### WHAT THE TASK ASKS
Reproduce, word for word, every line from the first one down to the line containing "22, bottom: 390", and nothing else.

:: SUPPLIED DATA ::

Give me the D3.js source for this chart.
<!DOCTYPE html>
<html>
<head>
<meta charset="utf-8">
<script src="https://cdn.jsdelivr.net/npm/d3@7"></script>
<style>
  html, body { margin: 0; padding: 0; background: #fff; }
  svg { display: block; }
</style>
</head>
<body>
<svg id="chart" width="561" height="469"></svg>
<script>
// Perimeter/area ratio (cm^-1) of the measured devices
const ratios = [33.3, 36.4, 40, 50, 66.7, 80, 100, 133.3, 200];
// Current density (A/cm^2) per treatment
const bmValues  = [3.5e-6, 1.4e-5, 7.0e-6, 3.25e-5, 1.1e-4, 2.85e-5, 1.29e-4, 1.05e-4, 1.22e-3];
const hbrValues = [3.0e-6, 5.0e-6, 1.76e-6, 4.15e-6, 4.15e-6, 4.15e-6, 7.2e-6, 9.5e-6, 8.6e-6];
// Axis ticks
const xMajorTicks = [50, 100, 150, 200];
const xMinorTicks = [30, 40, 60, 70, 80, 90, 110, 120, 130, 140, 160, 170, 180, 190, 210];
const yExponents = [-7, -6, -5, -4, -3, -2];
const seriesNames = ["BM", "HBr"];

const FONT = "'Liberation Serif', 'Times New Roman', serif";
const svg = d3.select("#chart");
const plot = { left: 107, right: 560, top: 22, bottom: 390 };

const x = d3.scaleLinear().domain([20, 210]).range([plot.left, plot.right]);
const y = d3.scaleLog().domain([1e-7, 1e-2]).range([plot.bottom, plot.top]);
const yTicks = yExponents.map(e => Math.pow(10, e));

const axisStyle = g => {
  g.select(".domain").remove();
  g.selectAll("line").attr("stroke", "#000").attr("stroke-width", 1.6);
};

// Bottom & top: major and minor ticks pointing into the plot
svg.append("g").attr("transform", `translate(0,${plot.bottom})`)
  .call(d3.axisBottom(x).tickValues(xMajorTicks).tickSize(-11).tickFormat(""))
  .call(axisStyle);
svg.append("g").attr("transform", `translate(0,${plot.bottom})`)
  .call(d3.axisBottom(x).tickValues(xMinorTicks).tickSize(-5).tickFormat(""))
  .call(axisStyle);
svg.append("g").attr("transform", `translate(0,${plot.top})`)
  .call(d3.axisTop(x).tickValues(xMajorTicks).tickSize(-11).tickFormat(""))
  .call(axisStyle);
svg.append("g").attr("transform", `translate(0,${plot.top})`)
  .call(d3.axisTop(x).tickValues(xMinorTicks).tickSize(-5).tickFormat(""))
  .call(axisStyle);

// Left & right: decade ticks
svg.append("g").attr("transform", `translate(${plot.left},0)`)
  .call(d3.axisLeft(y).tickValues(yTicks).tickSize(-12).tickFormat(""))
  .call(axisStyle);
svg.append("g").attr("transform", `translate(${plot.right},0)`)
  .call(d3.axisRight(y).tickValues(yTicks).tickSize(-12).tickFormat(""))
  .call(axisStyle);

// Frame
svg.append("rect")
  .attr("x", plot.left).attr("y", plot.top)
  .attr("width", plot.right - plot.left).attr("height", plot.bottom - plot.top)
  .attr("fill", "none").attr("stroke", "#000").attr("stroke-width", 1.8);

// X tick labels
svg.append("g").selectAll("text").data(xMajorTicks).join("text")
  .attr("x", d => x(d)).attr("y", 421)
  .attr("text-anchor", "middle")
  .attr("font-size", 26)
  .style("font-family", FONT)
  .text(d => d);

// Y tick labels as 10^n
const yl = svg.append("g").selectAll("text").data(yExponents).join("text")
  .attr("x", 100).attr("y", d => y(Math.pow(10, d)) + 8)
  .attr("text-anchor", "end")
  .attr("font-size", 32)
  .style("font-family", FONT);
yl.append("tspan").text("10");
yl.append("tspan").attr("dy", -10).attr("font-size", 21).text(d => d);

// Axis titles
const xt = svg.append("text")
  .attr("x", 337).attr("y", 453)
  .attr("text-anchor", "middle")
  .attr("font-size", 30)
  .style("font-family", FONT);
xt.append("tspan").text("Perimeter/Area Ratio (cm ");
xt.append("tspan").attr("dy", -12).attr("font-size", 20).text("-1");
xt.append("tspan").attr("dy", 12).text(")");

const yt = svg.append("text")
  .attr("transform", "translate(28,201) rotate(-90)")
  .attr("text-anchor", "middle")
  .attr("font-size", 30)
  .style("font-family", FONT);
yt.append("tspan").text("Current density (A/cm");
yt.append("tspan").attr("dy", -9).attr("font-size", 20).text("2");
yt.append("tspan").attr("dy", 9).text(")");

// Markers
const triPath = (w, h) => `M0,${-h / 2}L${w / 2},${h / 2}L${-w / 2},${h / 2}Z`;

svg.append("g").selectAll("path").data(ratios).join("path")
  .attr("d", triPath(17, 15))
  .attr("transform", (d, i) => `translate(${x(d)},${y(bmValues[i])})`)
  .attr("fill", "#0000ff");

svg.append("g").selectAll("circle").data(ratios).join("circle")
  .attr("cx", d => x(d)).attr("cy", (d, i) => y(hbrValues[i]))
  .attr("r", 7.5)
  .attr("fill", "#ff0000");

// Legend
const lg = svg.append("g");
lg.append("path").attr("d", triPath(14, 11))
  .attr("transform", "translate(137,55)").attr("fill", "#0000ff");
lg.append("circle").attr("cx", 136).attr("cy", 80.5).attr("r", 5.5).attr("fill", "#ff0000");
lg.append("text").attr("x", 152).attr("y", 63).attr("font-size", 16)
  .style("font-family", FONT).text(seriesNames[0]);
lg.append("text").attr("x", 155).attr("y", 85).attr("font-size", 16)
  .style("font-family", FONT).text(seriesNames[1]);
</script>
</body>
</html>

:::

### TASK ANSWER
Give me the D3.js source for this chart.
<!DOCTYPE html>
<html>
<head>
<meta charset="utf-8">
<script src="https://cdn.jsdelivr.net/npm/d3@7"></script>
<style>
  html, body { margin: 0; padding: 0; background: #fff; }
  svg { display: block; }
</style>
</head>
<body>
<svg id="chart" width="561" height="469"></svg>
<script>
// Perimeter/area ratio (cm^-1) of the measured devices
const ratios = [33.3, 36.4, 40, 50, 66.7, 80, 100, 133.3, 200];
// Current density (A/cm^2) per treatment
const bmValues  = [3.5e-6, 1.4e-5, 7.0e-6, 3.25e-5, 1.1e-4, 2.85e-5, 1.29e-4, 1.05e-4, 1.22e-3];
const hbrValues = [3.0e-6, 5.0e-6, 1.76e-6, 4.15e-6, 4.15e-6, 4.15e-6, 7.2e-6, 9.5e-6, 8.6e-6];
// Axis ticks
const xMajorTicks = [50, 100, 150, 200];
const xMinorTicks = [30, 40, 60, 70, 80, 90, 110, 120, 130, 140, 160, 170, 180, 190, 210];
const yExponents = [-7, -6, -5, -4, -3, -2];
const seriesNames = ["BM", "HBr"];

const FONT = "'Liberation Serif', 'Times New Roman', serif";
const svg = d3.select("#chart");
const plot = { left: 107, right: 560, top: 22, bottom: 390 };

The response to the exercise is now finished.